§ EXERCISE INSTRUCTIONS: Every line below that holds the string "chart" should be copied out.

§ DATA EXCERPT:
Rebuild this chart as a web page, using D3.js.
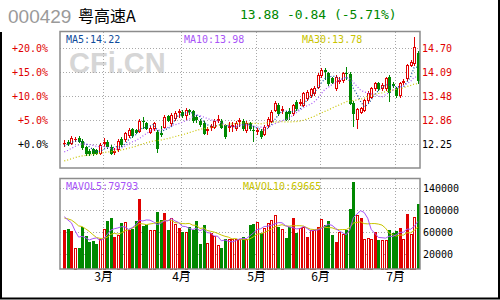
<!DOCTYPE html>
<html>
<head>
<meta charset="utf-8">
<script src="https://cdn.jsdelivr.net/npm/d3@7"></script>
<style>
body { margin: 0; background: #fff; }
svg { display: block; }
</style>
</head>
<body>
<div id="chart"></div>
<script>
// daily bars, Feb-Jul
var open = [12.27,12.30,12.27,12.37,12.41,12.33,12.17,12.07,12.11,12.09,
  12.03,12.28,12.31,12.18,12.07,12.11,12.37,12.37,12.48,12.63,
  12.60,12.59,12.84,12.78,12.56,12.65,12.56,12.52,12.69,12.96,
  12.78,12.91,13.08,13.07,12.99,13.11,13.09,12.95,12.84,12.79,
  12.62,12.70,12.69,12.89,12.84,12.73,12.70,12.72,12.65,12.84,
  12.84,12.61,12.78,12.62,12.58,12.59,12.51,12.73,12.84,13.12,
  13.25,13.13,13.07,13.08,13.03,13.33,13.30,13.25,13.42,13.50,
  13.54,13.71,14.01,14.14,14.05,13.93,13.67,13.86,13.88,14.06,
  14.03,13.30,12.88,13.07,13.12,13.37,13.46,13.67,13.80,13.67,
  13.67,13.97,13.78,13.67,13.50,13.84,13.93,14.27,14.31,14.58];
var close = [12.27,12.27,12.40,12.37,12.33,12.17,12.01,12.03,12.01,12.03,
  12.22,12.30,12.20,12.03,12.08,12.33,12.25,12.52,12.61,12.48,
  12.56,12.84,12.83,12.67,12.65,12.78,12.14,12.50,12.95,12.87,
  12.99,13.03,13.10,12.99,13.12,13.10,12.86,12.90,12.76,12.54,
  12.64,12.72,12.83,12.90,12.69,12.45,12.72,12.73,12.79,12.85,
  12.65,12.79,12.65,12.60,12.60,12.45,12.69,12.90,13.07,13.29,
  13.03,13.15,12.90,13.05,13.25,13.16,13.32,13.54,13.58,13.65,
  13.67,14.01,14.14,14.12,13.80,13.84,13.97,13.88,14.07,14.05,
  13.30,13.03,13.14,13.16,13.37,13.56,13.67,13.80,13.67,13.76,
  13.93,13.58,13.76,13.50,13.80,13.86,14.27,14.35,14.72,13.88];
var high = [12.35,12.36,12.45,12.42,12.46,12.38,12.20,12.12,12.15,12.13,
  12.27,12.40,12.36,12.22,12.15,12.38,12.43,12.56,12.66,12.67,
  12.64,12.88,12.93,12.82,12.70,12.82,12.60,12.70,12.99,13.00,
  13.03,13.08,13.15,13.11,13.16,13.14,13.12,12.98,12.88,12.83,
  12.68,12.76,12.88,12.98,12.88,12.76,12.80,12.80,12.83,12.92,
  12.88,12.84,12.82,12.70,12.66,12.64,12.73,12.94,13.11,13.34,
  13.30,13.22,13.10,13.18,13.28,13.37,13.40,13.58,13.62,13.69,
  13.72,14.05,14.18,14.20,14.08,13.97,14.00,13.95,14.10,14.22,
  14.10,13.34,13.18,13.20,13.40,13.60,13.71,13.84,13.84,13.80,
  13.97,14.00,13.84,13.71,13.84,13.92,14.30,14.40,14.99,14.62];
var low = [12.20,12.22,12.24,12.33,12.29,12.12,11.96,11.98,11.97,11.99,
  11.99,12.20,12.16,11.99,12.00,12.07,12.21,12.33,12.44,12.44,
  12.52,12.55,12.65,12.63,12.52,12.61,12.05,12.45,12.65,12.83,
  12.74,12.87,12.95,12.95,12.90,13.01,12.82,12.80,12.72,12.50,
  12.50,12.60,12.65,12.80,12.65,12.40,12.58,12.57,12.61,12.72,
  12.61,12.55,12.61,12.33,12.50,12.41,12.47,12.69,12.80,13.08,
  12.99,13.05,12.86,12.90,12.99,13.12,13.25,13.21,13.38,13.46,
  13.50,13.67,13.97,13.92,13.76,13.80,13.63,13.80,13.84,13.92,
  13.26,12.70,12.67,13.03,13.08,13.33,13.42,13.63,13.63,13.63,
  13.63,13.35,13.70,13.46,13.46,13.78,13.89,14.23,14.27,13.80];
var volume = [63600,65400,61800,31500,31500,69700,52700,42400,43600,38200,
  47300,65400,80000,86000,50900,54500,76900,78200,63600,65400,
  80000,120000,71500,72700,63600,63600,96900,81800,95100,63600,
  86000,74500,67800,60600,60600,69700,63600,80000,38800,72700,
  40000,58800,53300,36400,31500,47300,47300,47300,47300,47300,
  50900,47300,72700,74000,77600,57600,67800,75800,81800,90900,
  69700,65400,49700,69700,86000,57600,67800,69700,51500,63600,
  63600,69700,83600,72700,80000,54500,42400,59400,55700,63600,
  101800,151400,91400,85400,47800,49100,47300,60000,46000,45500,
  45500,64200,58200,61300,67300,47300,92700,56400,86700,110900];
// volume bar style: r = red filled, o = red hollow, g = green
var volStyle = "rgrogggggg" + "ooggrogorg" + "grggooggrg" + "oorgoggggg" + "orooggoooo" +
  "goggogoooo" + "goggrgooro" + "orogggroog" + "ggorooorgo" + "ogggroroog";
// closes and volumes before the first visible bar (feed the moving averages)
var priorClose = [11.50,11.55,11.48,11.60,11.62,11.58,11.65,11.70,11.68,11.72,
  11.75,11.70,11.78,11.80,11.76,11.82,11.85,11.80,11.88,11.84,
  11.86,11.92,11.88,11.95,11.89,12.05,12.15,12.22,12.31];
var priorVolume = [80000,85000,78000,90000,82000,95000,88000,102000,90400];

var basePrice = 12.25;
var pctTicks = [0, 5, 10, 15, 20];
var volTicks = [20000, 60000, 100000, 140000];
var months = ["3月", "4月", "5月", "6月", "7月"];
var monthStart = [11, 33, 54, 72, 93];
var quote = {code: "000429", name: "粤高速A", last: "13.88 -0.84 (-5.71%)"};
var maText = ["MA5:14.22", "MA10:13.98", "MA30:13.78"];
var volMaText = ["MAVOL5:79793", "MAVOL10:69665"];

var RED = "#e00000", GREEN = "#008800", GRID = "#a8a8a8";
var maColors = ["#104c9c", "#a855f7", "#c8c400"];

var width = 500, height = 300;
var svg = d3.select("#chart").append("svg")
    .attr("width", width).attr("height", height)
    .attr("font-family", "'DejaVu Sans Mono', monospace");

var left = 60, right = 420,
    pTop = 31.5, pBottom = 168,
    vTop = 178.5, vBottom = 269;

var x = d3.scaleLinear().domain([0, close.length - 1]).range([64.3, 417.7]);
var yP = d3.scaleLinear().domain([basePrice, basePrice * 1.2]).range([144, 48]);
var yV = d3.scaleLinear().domain([20000, 140000]).range([254, 188]);

function px(i) { return Math.round(x(i)) + 0.5; }
function py(v) { return Math.round(v) + 0.5; }

// outer frame (open at the top-left header)
svg.append("path").attr("d", "M1,32V298.5H499V0")
    .attr("fill", "none").attr("stroke", "#000").attr("stroke-width", 2);

// watermark
svg.append("text").attr("x", 69).attr("y", 73)
    .attr("font-family", "'Liberation Sans', Arial, sans-serif")
    .attr("font-weight", "bold").attr("font-size", 29)
    .attr("fill", "#d6d6d6").text("CFi.CN");

var grid = svg.append("g").attr("stroke", GRID).attr("stroke-dasharray", "1,2")
    .attr("shape-rendering", "crispEdges");

grid.selectAll(".hp").data(pctTicks).enter().append("line")
    .attr("x1", left).attr("x2", right)
    .attr("y1", function(d){ return py(yP(basePrice * (1 + d / 100))); })
    .attr("y2", function(d){ return py(yP(basePrice * (1 + d / 100))); });

grid.selectAll(".hv").data(volTicks).enter().append("line")
    .attr("x1", left).attr("x2", right)
    .attr("y1", function(d){ return py(yV(d)); })
    .attr("y2", function(d){ return py(yV(d)); });

monthStart.forEach(function(m){
    var xx = px(m) - 1;
    grid.append("line").attr("x1", xx).attr("x2", xx).attr("y1", pTop).attr("y2", pBottom);
    grid.append("line").attr("x1", xx).attr("x2", xx).attr("y1", vTop).attr("y2", vBottom);
});

function movingAvg(series, prior, n) {
    var all = prior.concat(series), off = prior.length;
    return series.map(function(d, i){
        return d3.mean(all.slice(Math.max(0, i + off - n + 1), i + off + 1));
    });
}

// candles
var candles = svg.append("g").attr("shape-rendering", "crispEdges");
close.forEach(function(c, i){
    var o = open[i], cx = px(i);
    var col = c < o ? GREEN : RED;
    candles.append("line").attr("x1", cx).attr("x2", cx)
        .attr("y1", Math.round(yP(high[i]))).attr("y2", Math.round(yP(low[i])) + 1)
        .attr("stroke", col);
    var top = Math.round(yP(Math.max(o, c))), bot = Math.round(yP(Math.min(o, c)));
    if (c > o) {
        candles.append("rect").attr("x", cx - 1).attr("y", top + 0.5)
            .attr("width", 2).attr("height", Math.max(1, bot - top))
            .attr("fill", "#fff").attr("stroke", RED);
    } else if (c < o) {
        candles.append("rect").attr("x", cx - 1.5).attr("y", top)
            .attr("width", 3).attr("height", Math.max(1, bot - top + 1))
            .attr("fill", GREEN);
    } else {
        candles.append("line").attr("x1", cx - 1.5).attr("x2", cx + 1.5)
            .attr("y1", top + 0.5).attr("y2", top + 0.5).attr("stroke", RED);
    }
});

// volume bars
var vols = svg.append("g").attr("shape-rendering", "crispEdges");
volume.forEach(function(v, i){
    var cx = px(i), t = Math.round(yV(v)), s = volStyle.charAt(i);
    if (s === "o") {
        vols.append("rect").attr("x", cx - 1).attr("y", t + 0.5)
            .attr("width", 2).attr("height", vBottom - t - 0.5)
            .attr("fill", "#fff").attr("stroke", RED);
    } else {
        vols.append("rect").attr("x", cx - 1.5).attr("y", t)
            .attr("width", 3).attr("height", vBottom - t)
            .attr("fill", s === "g" ? GREEN : RED);
    }
});

var ma = [movingAvg(close, priorClose, 5), movingAvg(close, priorClose, 10), movingAvg(close, priorClose, 30)];
var priceLine = d3.line().x(function(d, i){ return x(i); }).y(function(d){ return yP(d); });
ma.forEach(function(m, k){
    svg.append("path").attr("d", priceLine(m)).attr("fill", "none")
        .attr("stroke", maColors[k]).attr("stroke-width", 1.2).attr("stroke-dasharray", "1,2");
});

var vma = [movingAvg(volume, priorVolume, 5), movingAvg(volume, priorVolume, 10)];
var volLine = d3.line().x(function(d, i){ return x(i); }).y(function(d){ return yV(d); });
svg.append("path").attr("d", volLine(vma[1])).attr("fill", "none").attr("stroke", maColors[2]);
svg.append("path").attr("d", volLine(vma[0])).attr("fill", "none").attr("stroke", maColors[1]);

// panel borders
svg.append("rect").attr("x", left).attr("y", pTop).attr("width", right - left).attr("height", pBottom - pTop)
    .attr("fill", "none").attr("stroke", "#8c8c8c").attr("stroke-width", 1.5);
svg.append("rect").attr("x", left).attr("y", vTop).attr("width", right - left).attr("height", vBottom - vTop)
    .attr("fill", "none").attr("stroke", "#8c8c8c").attr("stroke-width", 1.5);

// header
svg.append("text").attr("x", 8).attr("y", 22.5)
    .attr("font-family", "'Liberation Sans', Arial, sans-serif").attr("font-size", 19)
    .attr("fill", "#9a9a9a").text(quote.code);
svg.append("text").attr("x", 78).attr("y", 21.5)
    .attr("font-family", "'Noto Sans CJK SC', sans-serif").attr("font-size", 16)
    .attr("fill", "#000").text(quote.name);
svg.append("text").attr("x", 240).attr("y", 18.5).attr("font-size", 13)
    .attr("fill", GREEN).text(quote.last);

// MA legends
var maX = [66, 184, 302];
maText.forEach(function(t, k){
    svg.append("text").attr("x", maX[k]).attr("y", 42.5).attr("font-size", 10)
        .attr("fill", maColors[k]).text(t);
});
svg.append("text").attr("x", 66).attr("y", 190).attr("font-size", 10)
    .attr("fill", maColors[1]).text(volMaText[0]);
svg.append("text").attr("x", 243).attr("y", 190).attr("font-size", 10)
    .attr("fill", maColors[2]).text(volMaText[1]);

// left percent axis, right price axis
pctTicks.forEach(function(p){
    var yy = yP(basePrice * (1 + p / 100));
    svg.append("text").attr("x", 48).attr("y", yy + 3.5).attr("text-anchor", "end")
        .attr("font-size", 10).attr("fill", p === 0 ? "#000" : RED)
        .text("+" + p.toFixed(1) + "%");
    svg.append("text").attr("x", 422).attr("y", yy + 3.5)
        .attr("font-size", 10).attr("fill", p === 0 ? "#000" : RED)
        .text((basePrice * (1 + p / 100)).toFixed(2));
});
volTicks.forEach(function(v){
    svg.append("text").attr("x", 423).attr("y", yV(v) + 3.5)
        .attr("font-size", 10).attr("fill", "#000").text(v);
});

// month labels and ticks
months.forEach(function(m, k){
    var xx = px(monthStart[k]) - 1;
    svg.append("text").attr("x", xx).attr("y", 281).attr("text-anchor", "middle")
        .attr("font-family", "'Noto Sans CJK SC', sans-serif").attr("font-size", 12)
        .attr("fill", "#000").text(m);
    svg.append("line").attr("x1", xx).attr("x2", xx + 8).attr("y1", 272.5).attr("y2", 272.5)
        .attr("stroke", "#000").attr("shape-rendering", "crispEdges");
});
</script>
</body>
</html>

§ TASK SOLUTION:
Rebuild this chart as a web page, using D3.js.
<div id="chart"></div>
var svg = d3.select("#chart").append("svg")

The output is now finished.